● **Objective**
Exactly retype the lines from the top of the data through the line containing "base = alt.Chart(df)", leaving out every picture.

▽

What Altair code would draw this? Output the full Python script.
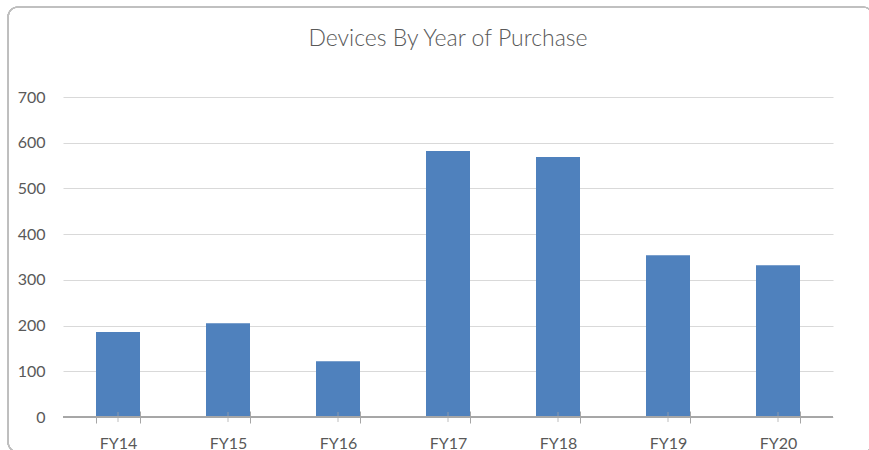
import altair as alt
import pandas as pd

categories = ["FY14", "FY15", "FY16", "FY17", "FY18", "FY19", "FY20"]
values = [186, 205, 122, 582, 569, 354, 332]

df = pd.DataFrame({"year": categories, "count": values})

FONT = "Lato"
TXT = "#595959"

xscale = alt.Scale(paddingInner=0.6, paddingOuter=0.3)

base = alt.Chart(df)

bars = base.mark_bar(color="#4F81BD").encode(
    x=alt.X("year:N", sort=categories, scale=xscale,
            axis=alt.Axis(title=None, labelAngle=0, labelFont=FONT, labelFontSize=16,
                          labelColor=TXT, tickBand="extent", tickSize=12, tickColor="#A6A6A6",
                          offset=-6, domain=False, labelPadding=12, grid=False)),
    y=alt.Y("count:Q", scale=alt.Scale(domain=[0, 700]),
            axis=alt.Axis(title=None, values=[0, 100, 200, 300, 400, 500, 600, 700],
                          labelFont=FONT, labelFontSize=16, labelColor=TXT, labelPadding=18,
                          domain=False, ticks=False, gridColor="#D9D9D9")),
)

axis_line = base.mark_rule(color="#A6A6A6", strokeWidth=1).encode(
    y=alt.datum(0)
)

center_ticks = base.mark_tick(color="#A6A6A6", orient="vertical", size=10, thickness=1).encode(
    x=alt.X("year:N", sort=categories, scale=xscale),
    y=alt.datum(0),
)

border = base.mark_rect(fill="transparent", stroke="#BFBFBF", strokeWidth=1.2, cornerRadius=10).encode(
    x=alt.value(-55), x2=alt.value(810), y=alt.value(-90), y2=alt.value(355)
)

chart = alt.layer(border, bars, axis_line, center_ticks).properties(
    width=770, height=320,
    title=alt.TitleParams("Devices By Year of Purchase", font=FONT, fontSize=23,
                          fontWeight=300, color=TXT, offset=-45, anchor="middle"),
    autosize=alt.AutoSizeParams(type="none"),
    padding={"left": 63, "top": 97, "right": 36, "bottom": 33},
).configure(background="white", view=alt.ViewConfig(stroke=None))

chart.save("out.html", embed_options={"renderer": "svg", "actions": False})
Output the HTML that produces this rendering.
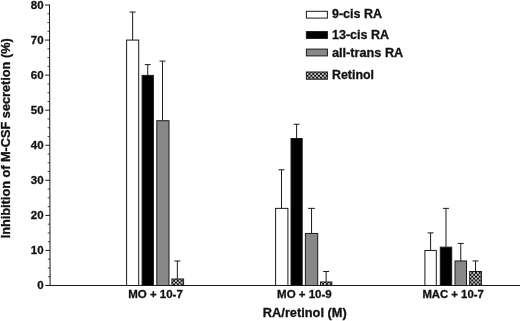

△

● **Response**
What Altair code would draw this? Output the full Python script.
import altair as alt
import pandas as pd

categories = ["FY14", "FY15", "FY16", "FY17", "FY18", "FY19", "FY20"]
values = [186, 205, 122, 582, 569, 354, 332]

df = pd.DataFrame({"year": categories, "count": values})

FONT = "Lato"
TXT = "#595959"

xscale = alt.Scale(paddingInner=0.6, paddingOuter=0.3)

base = alt.Chart(df)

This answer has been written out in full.